This study addresses the trade-off between accuracy and efficiency, as well as biomechanical inconsistency, in soft tissue deformation prediction for orthognathic surgery. The authors propose a physics-informed neural network framework featuring an innovative interface–volume decoupled architecture that explicitly separates the discontinuous motion at the bone–soft tissue interface from the continuous hyperelastic deformation within the volumetric domain. By integrating a physics-guided simulation-to-real adaptation strategy, the method ensures internal biomechanical consistency without requiring ground-truth volumetric data. Experiments on 40 clinical cases demonstrate that the proposed approach outperforms existing methods in both surface accuracy and physical plausibility, while achieving significantly faster inference than finite element methods—effectively balancing precision, computational efficiency, and biomechanical fidelity.
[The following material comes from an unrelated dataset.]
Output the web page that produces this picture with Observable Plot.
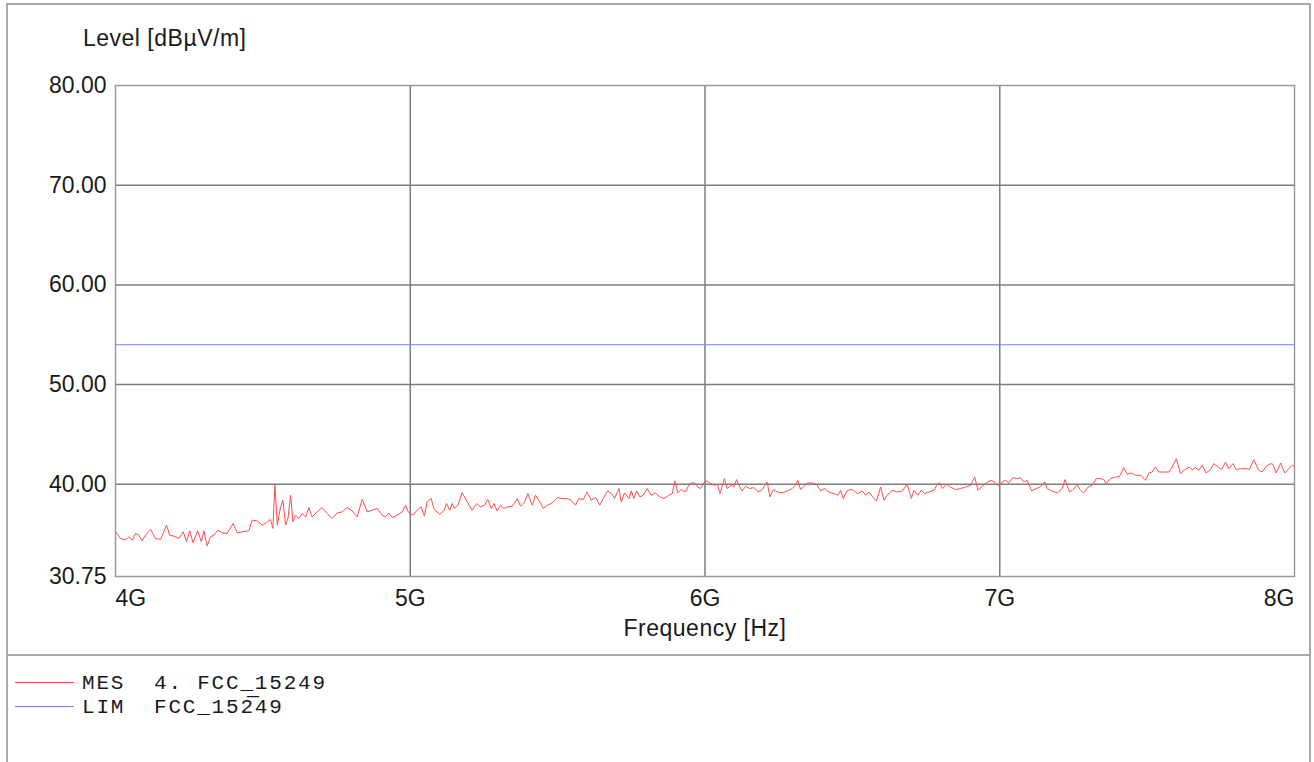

Predicting patient-specific facial soft-tissue deformation is critical for iterative orthognathic surgery planning. However, current computational methods face a strict accuracy-efficiency trade-off: high-fidelity Finite Element Methods (FEM) are computationally prohibitive, whereas pure deep learning models often produce biomechanically inconsistent results. While Physics-Informed Neural Networks (PINNs) offer a promising avenue, learning the complex heterogeneous mechanics of bone--soft-tissue interactions with only partial clinical supervision (i.e., outer facial surfaces) remains highly unstable. To overcome these challenges, we present PINNOCHIO, a novel physics-informed framework for facial soft-tissue simulation. PINNOCHIO introduces a hybrid sequential decomposition that explicitly decouples discontinuous bone--soft-tissue interface movements from continuous volumetric hyperelastic deformation. This structural separation enables stable training and facilitates a physics-enabled sim-to-real adaptation strategy, ensuring internal biomechanical consistency without requiring volumetric ground truth. Evaluated on a 40-patient clinical cohort, PINNOCHIO outperforms existing baselines in both surface accuracy and physical validity. Furthermore, it achieves a substantial speedup over FEM, successfully resolving the accuracy-efficiency trade-off to provide a highly reliable and practical tool for interactive surgical planning.